▶ [Written exercise]: Find the string "this" in the listing and report every line that has it.

== Data supplied ==

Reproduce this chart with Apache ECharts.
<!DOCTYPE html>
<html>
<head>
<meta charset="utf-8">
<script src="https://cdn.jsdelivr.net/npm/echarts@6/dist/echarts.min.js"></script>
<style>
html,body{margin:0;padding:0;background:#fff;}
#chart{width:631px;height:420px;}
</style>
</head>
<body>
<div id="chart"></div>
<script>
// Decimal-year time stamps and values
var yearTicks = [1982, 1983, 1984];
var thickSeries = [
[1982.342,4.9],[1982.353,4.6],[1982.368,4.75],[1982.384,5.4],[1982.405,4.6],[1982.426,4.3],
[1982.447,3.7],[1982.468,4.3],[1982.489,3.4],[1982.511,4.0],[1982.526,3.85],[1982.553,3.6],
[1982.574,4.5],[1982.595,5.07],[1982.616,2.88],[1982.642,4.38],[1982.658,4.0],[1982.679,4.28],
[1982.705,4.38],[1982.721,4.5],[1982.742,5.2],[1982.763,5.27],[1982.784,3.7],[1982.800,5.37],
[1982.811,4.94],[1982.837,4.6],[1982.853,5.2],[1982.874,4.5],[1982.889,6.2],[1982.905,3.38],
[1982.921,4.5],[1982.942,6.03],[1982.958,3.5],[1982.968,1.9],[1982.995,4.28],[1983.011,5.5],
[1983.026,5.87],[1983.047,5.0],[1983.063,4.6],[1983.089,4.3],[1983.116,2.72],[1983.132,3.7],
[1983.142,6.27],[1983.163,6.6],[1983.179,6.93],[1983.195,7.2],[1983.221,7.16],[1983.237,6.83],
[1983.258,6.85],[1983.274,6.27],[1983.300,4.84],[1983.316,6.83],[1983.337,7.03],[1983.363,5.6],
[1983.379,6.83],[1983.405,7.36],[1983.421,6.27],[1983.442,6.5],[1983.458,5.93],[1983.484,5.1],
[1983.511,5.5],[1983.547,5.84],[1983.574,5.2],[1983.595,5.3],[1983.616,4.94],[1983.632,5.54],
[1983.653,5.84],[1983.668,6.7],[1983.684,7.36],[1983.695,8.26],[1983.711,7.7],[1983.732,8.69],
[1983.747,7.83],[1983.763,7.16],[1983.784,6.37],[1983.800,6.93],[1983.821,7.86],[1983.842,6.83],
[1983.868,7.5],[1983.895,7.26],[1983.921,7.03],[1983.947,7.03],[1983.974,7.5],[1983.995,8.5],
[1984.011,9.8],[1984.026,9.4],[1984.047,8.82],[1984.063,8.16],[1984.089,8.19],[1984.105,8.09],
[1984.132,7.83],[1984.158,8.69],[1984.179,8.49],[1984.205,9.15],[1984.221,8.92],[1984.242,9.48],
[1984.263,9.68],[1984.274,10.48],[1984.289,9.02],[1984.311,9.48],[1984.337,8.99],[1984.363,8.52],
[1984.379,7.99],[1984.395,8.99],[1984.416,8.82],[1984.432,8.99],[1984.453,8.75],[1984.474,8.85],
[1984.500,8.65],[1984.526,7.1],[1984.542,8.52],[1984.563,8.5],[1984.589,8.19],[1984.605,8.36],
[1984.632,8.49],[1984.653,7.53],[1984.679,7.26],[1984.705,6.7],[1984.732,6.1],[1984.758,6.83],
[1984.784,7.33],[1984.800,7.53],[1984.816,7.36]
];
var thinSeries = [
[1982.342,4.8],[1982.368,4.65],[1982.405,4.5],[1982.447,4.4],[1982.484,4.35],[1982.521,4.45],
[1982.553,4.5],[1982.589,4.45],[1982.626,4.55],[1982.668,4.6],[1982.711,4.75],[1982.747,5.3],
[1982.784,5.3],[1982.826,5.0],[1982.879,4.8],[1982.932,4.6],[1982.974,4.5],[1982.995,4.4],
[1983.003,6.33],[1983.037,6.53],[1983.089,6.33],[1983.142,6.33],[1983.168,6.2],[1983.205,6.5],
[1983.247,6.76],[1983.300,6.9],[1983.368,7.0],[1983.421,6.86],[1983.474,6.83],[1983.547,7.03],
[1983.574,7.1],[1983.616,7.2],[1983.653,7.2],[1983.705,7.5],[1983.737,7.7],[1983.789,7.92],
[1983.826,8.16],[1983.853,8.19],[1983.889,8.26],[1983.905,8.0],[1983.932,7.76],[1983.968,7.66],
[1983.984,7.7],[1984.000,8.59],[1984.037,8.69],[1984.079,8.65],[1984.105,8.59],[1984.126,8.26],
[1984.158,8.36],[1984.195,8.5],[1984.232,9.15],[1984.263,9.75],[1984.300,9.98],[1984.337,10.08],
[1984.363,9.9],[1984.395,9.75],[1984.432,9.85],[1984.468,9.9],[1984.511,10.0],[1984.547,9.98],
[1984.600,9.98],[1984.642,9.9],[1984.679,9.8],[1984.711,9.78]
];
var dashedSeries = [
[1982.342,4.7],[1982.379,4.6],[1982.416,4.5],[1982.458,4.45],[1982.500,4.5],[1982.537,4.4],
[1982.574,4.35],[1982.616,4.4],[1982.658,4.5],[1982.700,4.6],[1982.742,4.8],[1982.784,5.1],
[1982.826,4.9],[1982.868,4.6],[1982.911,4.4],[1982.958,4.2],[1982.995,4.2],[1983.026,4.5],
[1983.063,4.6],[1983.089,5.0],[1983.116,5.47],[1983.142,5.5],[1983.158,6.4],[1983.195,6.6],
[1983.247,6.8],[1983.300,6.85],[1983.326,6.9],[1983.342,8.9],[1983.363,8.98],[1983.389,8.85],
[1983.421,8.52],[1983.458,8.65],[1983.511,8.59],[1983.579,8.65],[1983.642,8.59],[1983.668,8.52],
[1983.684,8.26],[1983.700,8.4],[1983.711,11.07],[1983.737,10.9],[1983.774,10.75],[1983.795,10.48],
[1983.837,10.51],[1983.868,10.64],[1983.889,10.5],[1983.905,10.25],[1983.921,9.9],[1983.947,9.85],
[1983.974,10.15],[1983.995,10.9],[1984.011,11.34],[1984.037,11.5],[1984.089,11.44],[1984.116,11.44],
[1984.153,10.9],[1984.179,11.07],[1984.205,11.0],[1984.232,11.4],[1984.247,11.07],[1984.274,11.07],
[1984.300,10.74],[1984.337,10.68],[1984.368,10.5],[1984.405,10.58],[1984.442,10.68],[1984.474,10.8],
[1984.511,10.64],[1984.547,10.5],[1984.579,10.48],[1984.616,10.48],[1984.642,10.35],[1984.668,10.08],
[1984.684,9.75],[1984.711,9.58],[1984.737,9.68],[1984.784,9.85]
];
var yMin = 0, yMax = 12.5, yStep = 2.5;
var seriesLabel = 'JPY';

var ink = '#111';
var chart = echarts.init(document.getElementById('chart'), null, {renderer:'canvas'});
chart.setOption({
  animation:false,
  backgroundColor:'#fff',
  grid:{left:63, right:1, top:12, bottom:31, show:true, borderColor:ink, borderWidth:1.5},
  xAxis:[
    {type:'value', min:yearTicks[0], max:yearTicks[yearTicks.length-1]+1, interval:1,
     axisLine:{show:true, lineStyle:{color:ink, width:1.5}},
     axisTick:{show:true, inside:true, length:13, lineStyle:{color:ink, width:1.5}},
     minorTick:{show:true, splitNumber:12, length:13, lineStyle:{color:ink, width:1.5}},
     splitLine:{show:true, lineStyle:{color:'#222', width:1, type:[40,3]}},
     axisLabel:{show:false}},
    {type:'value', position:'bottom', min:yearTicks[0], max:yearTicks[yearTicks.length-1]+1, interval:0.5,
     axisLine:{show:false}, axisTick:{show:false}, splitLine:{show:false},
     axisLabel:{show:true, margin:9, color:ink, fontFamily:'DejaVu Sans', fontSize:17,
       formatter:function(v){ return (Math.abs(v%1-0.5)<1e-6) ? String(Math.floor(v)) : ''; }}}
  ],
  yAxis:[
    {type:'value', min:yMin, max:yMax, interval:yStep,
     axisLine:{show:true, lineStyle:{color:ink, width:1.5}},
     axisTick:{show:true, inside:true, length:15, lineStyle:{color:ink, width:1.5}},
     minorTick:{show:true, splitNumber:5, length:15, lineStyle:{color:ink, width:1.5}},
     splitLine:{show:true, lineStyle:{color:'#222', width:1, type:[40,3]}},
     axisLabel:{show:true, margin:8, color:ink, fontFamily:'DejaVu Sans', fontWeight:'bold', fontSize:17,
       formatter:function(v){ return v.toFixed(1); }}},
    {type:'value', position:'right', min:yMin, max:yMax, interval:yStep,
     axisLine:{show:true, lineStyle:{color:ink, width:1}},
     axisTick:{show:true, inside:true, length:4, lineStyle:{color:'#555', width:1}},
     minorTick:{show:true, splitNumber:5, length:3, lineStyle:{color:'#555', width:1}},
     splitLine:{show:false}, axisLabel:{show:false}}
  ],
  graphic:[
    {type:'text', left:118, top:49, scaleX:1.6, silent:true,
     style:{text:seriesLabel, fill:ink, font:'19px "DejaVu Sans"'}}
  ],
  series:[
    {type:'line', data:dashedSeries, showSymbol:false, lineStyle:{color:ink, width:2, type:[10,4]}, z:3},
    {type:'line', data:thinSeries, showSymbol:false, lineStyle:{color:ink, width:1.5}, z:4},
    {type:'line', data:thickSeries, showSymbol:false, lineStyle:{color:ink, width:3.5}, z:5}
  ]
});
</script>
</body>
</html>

===
== Data supplied ==

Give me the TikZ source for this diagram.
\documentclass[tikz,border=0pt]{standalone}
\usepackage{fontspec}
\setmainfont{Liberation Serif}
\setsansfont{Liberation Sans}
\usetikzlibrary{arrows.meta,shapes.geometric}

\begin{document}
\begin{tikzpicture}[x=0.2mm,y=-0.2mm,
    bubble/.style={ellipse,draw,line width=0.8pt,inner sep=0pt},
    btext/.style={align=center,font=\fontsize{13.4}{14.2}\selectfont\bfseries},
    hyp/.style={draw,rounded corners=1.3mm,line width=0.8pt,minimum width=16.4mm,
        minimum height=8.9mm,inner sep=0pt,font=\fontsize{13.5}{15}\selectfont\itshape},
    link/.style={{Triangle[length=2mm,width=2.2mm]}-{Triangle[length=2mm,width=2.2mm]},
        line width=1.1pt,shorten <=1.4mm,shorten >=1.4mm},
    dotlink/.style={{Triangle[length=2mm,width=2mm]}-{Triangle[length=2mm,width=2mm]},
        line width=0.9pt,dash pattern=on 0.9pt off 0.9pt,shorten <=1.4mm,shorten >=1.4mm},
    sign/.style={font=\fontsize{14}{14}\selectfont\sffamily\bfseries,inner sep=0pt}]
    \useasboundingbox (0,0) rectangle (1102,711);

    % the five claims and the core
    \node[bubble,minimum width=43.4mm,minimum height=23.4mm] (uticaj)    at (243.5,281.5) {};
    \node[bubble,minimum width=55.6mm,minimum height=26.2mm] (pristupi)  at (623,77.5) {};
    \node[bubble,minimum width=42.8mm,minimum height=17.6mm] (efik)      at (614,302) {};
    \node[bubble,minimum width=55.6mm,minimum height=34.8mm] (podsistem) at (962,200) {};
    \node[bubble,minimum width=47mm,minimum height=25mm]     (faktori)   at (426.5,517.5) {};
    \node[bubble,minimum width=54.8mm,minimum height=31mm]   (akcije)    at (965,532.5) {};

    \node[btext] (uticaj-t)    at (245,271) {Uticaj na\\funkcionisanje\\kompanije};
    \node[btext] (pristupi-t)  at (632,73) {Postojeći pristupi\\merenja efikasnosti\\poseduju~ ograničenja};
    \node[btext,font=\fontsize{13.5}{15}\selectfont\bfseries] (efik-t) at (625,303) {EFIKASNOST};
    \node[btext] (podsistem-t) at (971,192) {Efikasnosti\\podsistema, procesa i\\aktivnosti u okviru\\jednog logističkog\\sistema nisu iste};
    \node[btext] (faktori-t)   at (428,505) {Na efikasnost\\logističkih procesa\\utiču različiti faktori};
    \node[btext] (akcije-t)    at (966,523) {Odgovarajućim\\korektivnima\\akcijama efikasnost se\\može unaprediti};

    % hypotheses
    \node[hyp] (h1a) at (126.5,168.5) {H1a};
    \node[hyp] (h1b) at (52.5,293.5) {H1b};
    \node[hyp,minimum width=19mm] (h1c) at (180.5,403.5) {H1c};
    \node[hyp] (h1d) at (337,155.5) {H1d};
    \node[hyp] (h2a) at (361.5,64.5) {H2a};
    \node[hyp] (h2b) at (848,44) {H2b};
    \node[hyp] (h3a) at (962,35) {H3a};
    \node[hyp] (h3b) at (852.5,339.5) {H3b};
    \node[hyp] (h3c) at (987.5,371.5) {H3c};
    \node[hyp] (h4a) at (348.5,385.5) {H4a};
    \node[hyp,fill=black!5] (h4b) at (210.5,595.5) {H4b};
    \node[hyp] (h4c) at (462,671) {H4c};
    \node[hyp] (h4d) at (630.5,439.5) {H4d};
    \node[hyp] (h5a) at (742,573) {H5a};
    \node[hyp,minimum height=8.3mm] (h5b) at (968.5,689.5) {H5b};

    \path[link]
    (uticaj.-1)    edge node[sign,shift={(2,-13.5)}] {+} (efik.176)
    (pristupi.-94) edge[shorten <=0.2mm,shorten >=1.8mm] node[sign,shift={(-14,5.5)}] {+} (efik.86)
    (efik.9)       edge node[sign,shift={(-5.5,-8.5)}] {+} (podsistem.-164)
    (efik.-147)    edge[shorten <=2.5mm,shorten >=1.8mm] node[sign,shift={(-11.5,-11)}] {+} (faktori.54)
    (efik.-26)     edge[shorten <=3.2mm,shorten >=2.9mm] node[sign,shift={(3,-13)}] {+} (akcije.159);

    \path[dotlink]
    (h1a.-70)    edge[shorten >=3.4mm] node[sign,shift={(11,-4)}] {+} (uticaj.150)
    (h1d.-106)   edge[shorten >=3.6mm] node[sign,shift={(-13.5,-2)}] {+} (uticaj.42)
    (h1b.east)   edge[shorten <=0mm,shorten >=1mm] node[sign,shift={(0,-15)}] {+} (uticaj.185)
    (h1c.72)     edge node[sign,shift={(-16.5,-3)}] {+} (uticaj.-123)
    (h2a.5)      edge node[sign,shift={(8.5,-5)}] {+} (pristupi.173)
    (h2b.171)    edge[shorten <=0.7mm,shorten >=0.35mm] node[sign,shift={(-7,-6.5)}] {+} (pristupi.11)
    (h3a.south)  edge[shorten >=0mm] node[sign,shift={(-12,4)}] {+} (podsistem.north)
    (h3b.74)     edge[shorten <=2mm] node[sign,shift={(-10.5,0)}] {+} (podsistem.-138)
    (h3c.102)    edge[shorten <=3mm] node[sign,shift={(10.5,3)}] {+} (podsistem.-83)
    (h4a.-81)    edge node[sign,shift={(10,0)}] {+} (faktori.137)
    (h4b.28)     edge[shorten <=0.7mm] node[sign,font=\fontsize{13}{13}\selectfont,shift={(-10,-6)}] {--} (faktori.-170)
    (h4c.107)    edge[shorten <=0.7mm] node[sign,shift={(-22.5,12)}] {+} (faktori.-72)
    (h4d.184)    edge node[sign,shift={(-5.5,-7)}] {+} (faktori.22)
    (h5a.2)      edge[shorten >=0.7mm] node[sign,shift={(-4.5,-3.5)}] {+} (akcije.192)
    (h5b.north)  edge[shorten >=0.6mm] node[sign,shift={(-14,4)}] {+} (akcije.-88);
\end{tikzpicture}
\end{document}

===

▶ [Answer below]:
Reproduce this chart with Apache ECharts.
Give me the TikZ source for this diagram.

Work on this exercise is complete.